Please could someone link me some hard moles equations suitable for an AS Chemistry student. I would appreciate hard moles questions that really make me apply my knowledge.
A sample of solid ethanedioic acid (H2C2O4⋅2H2O) has been contaminated with potassium ethanedioate (K2C2O4⋅xH2O). A 1.780 g sample of this mixture was made up to a 250 cm3 solution with distilled water. A 25 cm3 sample was titrated against 0.100 mol dm-3 sodium hydroxide, requiring 17.35 cm3. Another 25 cm3 sample was acidified with sulphuric acid and titrated against 0.0200 mol dm-3 KMnO4 solution, requiring 24.85 cm3. Calculate x. C2O42− → 2CO2 + e−.
You will have to think very carefully about redox reactions and acid-base reactions to answer this question.
A sample of solid ethanedioic acid (H2C2O4⋅2H2O) has been contaminated with potassium ethanedioate (K2C2O4⋅xH2O). A 1.780 g sample of this mixture was made up to a 250 cm3 solution with distilled water. A 25 cm3 sample was titrated against 0.100 mol dm-3 sodium hydroxide, requiring 17.35 cm3. Another 25 cm3 sample was acidified with sulphuric acid and titrated against 0.0200 mol dm-3 KMnO4 solution, requiring 24.85 cm3. Calculate x. C2O42− → 2CO2 + e−.
You will have to think very carefully about redox reactions and acid-base reactions to answer this question.
Thanks for the question, this is really tough too I have calculated the moles of the titrations and I don't know what I should do next?
Think about the reactions and what it means. The base (NaOH) added will only react with the acid (acid-base) reaction (advice is to write the equation for this) but the KMnO4 will react with the C2O4- ions in both the acid and the impurity (the K2C2O4.xH2O). Perhaps you might want to post your workings?
Think about the reactions and what it means. The base (NaOH) added will only react with the acid (acid-base) reaction (advice is to write the equation for this) but the KMnO4 will react with the C2O4- ions in both the acid and the impurity (the K2C2O4.xH2O). Perhaps you might want to post your workings?
I don't understand what the equation should be. do you mean K2C2O4.XH2O + KMnO4 and H2C2O4.2H2O + NaOH if so what would the products be?
I don't understand what the equation should be. do you mean K2C2O4.XH2O + KMnO4 and H2C2O4.2H2O + NaOH if so what would the products be?
For the equations forget about the .H2O (called water of crystallisation I believe) as its not important for the reactions.
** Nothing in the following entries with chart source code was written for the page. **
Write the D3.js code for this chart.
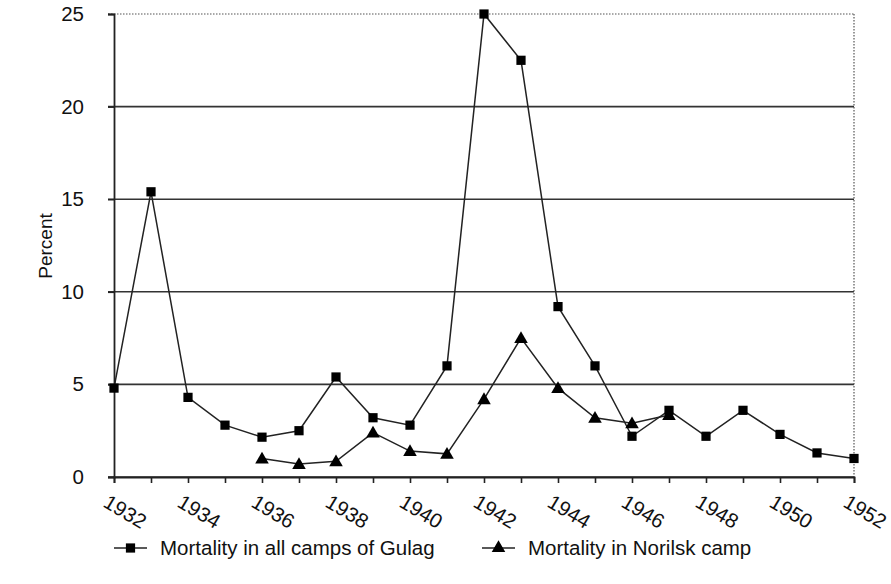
<!DOCTYPE html>
<html><head><meta charset="utf-8">
<script src="https://cdn.jsdelivr.net/npm/d3@7/dist/d3.min.js"></script>
<style>body{margin:0;background:#fff}svg{display:block}text{font-family:"Liberation Sans",Arial,sans-serif;fill:#111}</style>
</head><body><svg id="c" width="891" height="584"></svg>
<script>
const years = d3.range(1932, 1953);
const gulag = [4.8,15.4,4.3,2.8,2.15,2.5,5.4,3.2,2.8,6.0,25,22.5,9.2,6.0,2.2,3.6,2.2,3.6,2.3,1.3,1.0];
const norilskYears = [1936,1937,1938,1939,1940,1941,1942,1943,1944,1945,1946,1947];
const norilsk = [1.0,0.7,0.85,2.4,1.4,1.25,4.2,7.5,4.8,3.2,2.9,3.35];
const yTicks = [0,5,10,15,20,25];
const xLabelYears = d3.range(1932, 1953, 2);
const legendLabels = ["Mortality in all camps of Gulag","Mortality in Norilsk camp"];

const svg = d3.select("#c");
const x = d3.scaleLinear().domain([1932,1952]).range([114,854]);
const y = d3.scaleLinear().domain([0,25]).range([477,14]);
const ink = "#222";

svg.append("g").selectAll("line").data(yTicks.filter(v=>v<25)).join("line")
  .attr("x1",108).attr("x2",854).attr("y1",d=>y(d)).attr("y2",d=>y(d))
  .attr("stroke","#333").attr("stroke-width",1.6);
svg.append("line").attr("x1",108).attr("x2",854).attr("y1",y(25)).attr("y2",y(25))
  .attr("stroke","#555").attr("stroke-width",1.2).attr("stroke-dasharray","1.5,1.5");
svg.append("line").attr("x1",x(1952)).attr("x2",x(1952)).attr("y1",y(25)).attr("y2",y(0))
  .attr("stroke","#555").attr("stroke-width",1.2).attr("stroke-dasharray","1.5,1.5");
const yAxis = d3.axisLeft(y).tickValues(yTicks).tickSize(6).tickPadding(24);
const gy = svg.append("g").attr("transform","translate(114,0)").call(yAxis);
gy.attr("font-size",null).attr("font-family",null);
gy.select(".domain").attr("stroke",ink).attr("stroke-width",1.8);
gy.selectAll(".tick line").attr("stroke",ink).attr("stroke-width",1.6);
gy.selectAll(".tick text").style("font-size","20.5px").attr("fill","#111");
const xAxis = d3.axisBottom(x).tickValues(years).tickSize(6).tickFormat("");
const gx = svg.append("g").attr("transform","translate(0,477)").call(xAxis);
gx.select(".domain").attr("stroke",ink).attr("stroke-width",1.8);
gx.selectAll(".tick line").attr("stroke",ink).attr("stroke-width",1.6);
svg.append("g").selectAll("text").data(xLabelYears).join("text")
  .attr("transform",d=>`translate(${x(d)-12},${506}) rotate(31)`)
  .style("font-size","20.5px").text(d=>d);
svg.append("text").attr("transform","translate(52,246) rotate(-90)")
  .attr("text-anchor","middle").style("font-size","19px").text("Percent");

const line = d3.line().x(d=>x(d[0])).y(d=>y(d[1]));
const gData = years.map((yr,i)=>[yr,gulag[i]]);
const nData = norilskYears.map((yr,i)=>[yr,norilsk[i]]);
svg.append("path").datum(gData).attr("d",line).attr("fill","none").attr("stroke",ink).attr("stroke-width",1.5);
svg.append("path").datum(nData).attr("d",line).attr("fill","none").attr("stroke",ink).attr("stroke-width",1.5);
const sq = d3.symbol().type(d3.symbolSquare).size(85);
const tri = d3.symbol().type(d3.symbolTriangle).size(80);
svg.append("g").selectAll("path").data(gData).join("path")
  .attr("transform",d=>`translate(${x(d[0])},${y(d[1])})`).attr("d",sq()).attr("fill","#000");
svg.append("g").selectAll("path").data(nData).join("path")
  .attr("transform",d=>`translate(${x(d[0])},${y(d[1])+1})`).attr("d",tri()).attr("fill","#000");

const leg = [{x:114, sym:sq, label:legendLabels[0]},{x:482, sym:tri, label:legendLabels[1]}];
const lg = svg.append("g").selectAll("g").data(leg).join("g").attr("transform",d=>`translate(${d.x},548)`);
lg.append("line").attr("x1",0).attr("x2",33).attr("stroke",ink).attr("stroke-width",1.5);
lg.append("path").attr("transform","translate(16.5,0)").attr("d",d=>d.sym()).attr("fill","#000");
lg.append("text").attr("x",46).attr("y",7).style("font-size","20.5px").text(d=>d.label);
</script></body></html>
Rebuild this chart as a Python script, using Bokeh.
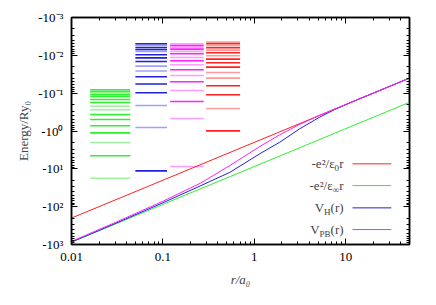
from bokeh.plotting import figure
from bokeh.models import Range1d, LogAxis, FixedTicker, CustomJSTickFormatter, Label
from bokeh.embed import file_html
from bokeh.resources import INLINE

# ---------------- data ----------------
x_ticks = [0.01, 0.1, 1, 10]
x_tick_labels = ["0.01", "0.1", "1", "10"]
y_ticks = [1e-3, 1e-2, 1e-1, 1, 10, 100, 1000]
y_tick_labels = ["-10⁻³", "-10⁻²", "-10⁻¹", "-10⁰", "-10¹", "-10²", "-10³"]

# |Energy| in Ry0 (plotted as negative energies on a reversed log axis)
r_line = [0.01, 50]
E_eps0 = [200, 0.04]        # -e^2/eps0 r
E_epsinf = [870, 0.174]     # -e^2/epsinf r

r_H = [0.01, 0.03, 0.1, 0.26, 0.54, 1.15, 1.9, 3.14, 5.2, 7.6, 12, 50]
E_H = [860, 280, 79, 27.9, 12.4, 4.0, 1.98, 0.876, 0.431, 0.27, 0.167, 0.04]

r_PB = [0.01, 0.03, 0.1, 0.26, 0.54, 1.15, 1.9, 3.14, 5.2, 50]
E_PB = [830, 263, 72, 23.7, 8.2, 2.57, 1.26, 0.67, 0.385, 0.04]

# energy levels (|E|, Ry0) for each column, with light-tint flags
lev_green = [17.7, 4.53, 2.01, 1.12, 0.728, 0.496, 0.366, 0.275, 0.221, 0.176,
             0.147, 0.122, 0.110, 0.100, 0.090, 0.081]
lt_green = [1, 0, 1, 0, 0, 0, 0, 1, 1, 0, 0, 0, 0, 1, 0, 0]
lev_blue = [11.3, 0.808, 0.211, 0.0976, 0.057, 0.0368, 0.0259, 0.0193, 0.0145,
            0.0117, 0.00964, 0.00788, 0.00698, 0.00618, 0.00547, 0.00493]
lt_blue = [0, 1, 1, 0, 0, 0, 1, 1, 0, 0, 0, 1, 0, 0, 1, 0]
lev_mag = [8.69, 0.467, 0.166, 0.0848, 0.0499, 0.034, 0.024, 0.0177, 0.0139,
           0.0114, 0.00908, 0.00788, 0.00686, 0.00607, 0.00547, 0.00493]
lt_mag = [1, 1, 0, 1, 0, 1, 0, 1, 0, 1, 0, 1, 0, 1, 0, 1]
lev_red = [0.99, 0.254, 0.110, 0.0637, 0.0401, 0.0283, 0.0205, 0.0157, 0.0126,
           0.0103, 0.00853, 0.00728, 0.00630, 0.00557, 0.00493, 0.00448]
lt_red = [0, 1, 0, 0, 1, 1, 0, 0, 0, 1, 0, 1, 0, 1, 0, 1]

# column extents in r/a0
col_green = (0.016, 0.044)
col_blue = (0.05, 0.111)
col_mag = (0.12, 0.28)
col_red = (0.297, 0.70)

# ---------------- styles ----------------
RED, LRED = "#ff2020", "#ff9a9a"
GREEN, LGREEN = "#30ee30", "#a0f0a0"
BLUE, LBLUE = "#2020e0", "#a0a0f8"
MAG, LMAG = "#ff20ff", "#ff9cff"
FONT = "Liberation Serif"

W, H = 430, 300
p = figure(width=W, height=H, x_axis_type="log", y_axis_type="log",
           x_range=Range1d(0.01, 50), y_range=Range1d(1000, 0.001),
           output_backend="svg", toolbar_location=None,
           min_border_left=71, min_border_right=W - 409, min_border_top=17,
           min_border_bottom=H - 244)
p.xgrid.visible = False
p.ygrid.visible = False
p.outline_line_color = "black"
p.outline_line_width = 1.5
p.background_fill_color = "white"
p.border_fill_color = "white"

x_minor = [m * 10.0 ** k for k in range(-2, 2) for m in range(2, 10) if m * 10.0 ** k <= 50]
y_minor = [m * 10.0 ** k for k in range(-3, 3) for m in range(2, 10)]
xt = FixedTicker(ticks=x_ticks, minor_ticks=x_minor)
yt = FixedTicker(ticks=y_ticks, minor_ticks=y_minor)

code = """
for (let i = 0; i < vals.length; i++) {
  if (Math.abs(Math.log10(tick) - Math.log10(vals[i])) < 1e-6) return labels[i];
}
return "";
"""
xf = CustomJSTickFormatter(args=dict(vals=x_ticks, labels=x_tick_labels), code=code)
yf = CustomJSTickFormatter(args=dict(vals=y_ticks, labels=y_tick_labels), code=code)


def style_axis(ax, show):
    ax.axis_line_color = "black"
    ax.axis_line_width = 1.5
    ax.major_tick_in = 6
    ax.major_tick_out = 0
    ax.minor_tick_in = 3
    ax.minor_tick_out = 0
    ax.major_tick_line_color = "black"
    ax.minor_tick_line_color = "black"
    ax.major_label_text_font = FONT
    ax.major_label_text_color = "black"
    if show:
        ax.major_label_text_font_size = "13px"
        ax.major_label_standoff = 8
    else:
        ax.major_label_text_font_size = "0px"
        ax.major_label_standoff = 0


xa = p.xaxis[0]
xa.ticker = xt
xa.formatter = xf
style_axis(xa, True)
xa.axis_label = "r/a₀"
xa.axis_label_text_font = FONT
xa.axis_label_text_font_size = "13px"
xa.axis_label_text_font_style = "italic"
xa.axis_label_standoff = 8

ya = p.yaxis[0]
ya.ticker = yt
ya.formatter = yf
style_axis(ya, True)
ya.axis_label = "Energy/Ry₀"
ya.axis_label_text_font = FONT
ya.axis_label_text_font_size = "13px"
ya.axis_label_text_font_style = "normal"
ya.axis_label_standoff = 4

empty = CustomJSTickFormatter(code="return '';")
top = LogAxis(ticker=xt, formatter=empty)
style_axis(top, False)
p.add_layout(top, "above")
right = LogAxis(ticker=yt, formatter=empty)
style_axis(right, False)
p.add_layout(right, "right")

# ---------------- levels ----------------
for levs, flags, col, dark, light in [
    (lev_green, lt_green, col_green, GREEN, LGREEN),
    (lev_blue, lt_blue, col_blue, BLUE, LBLUE),
    (lev_mag, lt_mag, col_mag, MAG, LMAG),
    (lev_red, lt_red, col_red, RED, LRED),
]:
    colors = [light if f else dark for f in flags]
    p.segment(x0=[col[0]] * len(levs), x1=[col[1]] * len(levs), y0=levs, y1=levs,
              line_color=colors, line_width=1.6)

# ---------------- curves ----------------
p.line(r_line, E_eps0, line_color=RED, line_width=1)
p.line(r_line, E_epsinf, line_color=GREEN, line_width=1)
p.line(r_H, E_H, line_color=BLUE, line_width=1)
p.line(r_PB, E_PB, line_color=MAG, line_width=1)

# ---------------- legend (gnuplot style: text left, sample right) ----------------
leg_rows = [
    ("-e²/ε", "0", "r", RED, 7.38, 9),
    ("-e²/ε", "∞", "r", GREEN, 27.7, 11),
    ("V", "H", "(r)", BLUE, 107.6, 19.5),
    ("V", "PB", "(r)", MAG, 403, 24),
]
leg_text_x = 9.5
leg_line = (11.9, 31.6)
for main, sub, tail, color, yv, moff in leg_rows:
    tail_w = 4.5 if tail == "r" else 13
    p.add_layout(Label(x=leg_text_x, y=yv, text=tail, text_align="right",
                       text_baseline="middle", text_font=FONT, text_font_size="13px"))
    p.add_layout(Label(x=leg_text_x, y=yv, text=sub, text_align="right",
                       x_offset=-tail_w, y_offset=-4,
                       text_baseline="middle", text_font=FONT, text_font_size="9px"))
    p.add_layout(Label(x=leg_text_x, y=yv, text=main, text_align="right",
                       x_offset=-moff, text_baseline="middle", text_font=FONT,
                       text_font_size="13px"))
    p.segment(x0=[leg_line[0]], x1=[leg_line[1]], y0=[yv], y1=[yv],
              line_color=color, line_width=1)

open("out.html", "w").write(file_html(p, INLINE))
The acid-base reaction between NaOH and the acid H2C2O4 (forgetting the .H2O now) is H2C2O4+2NaOH→Na2C2O4+2H2O. Use this to work out the moles of H2C2O4.2H2O in the 25cm3 sample. Use the half equation given to write a redox equation between MnO4- and C2O4 2-. Then see where you can take it from there.
For the equations forget about the .H2O (called water of crystallisation I believe) as its not important for the reactions. The acid-base reaction between NaOH and the acid H2C2O4 (forgetting the .H2O now) is H2C2O4+2NaOH→Na2C2O4+2H2O. Use this to work out the moles of H2C2O4.2H2O in the 25cm3 sample. Use the half equation given to write a redox equation between MnO4- and C2O4 2-. Then see where you can take it from there.
Thanks a lot for the question and the help I will try and rep you again as soon as I can!!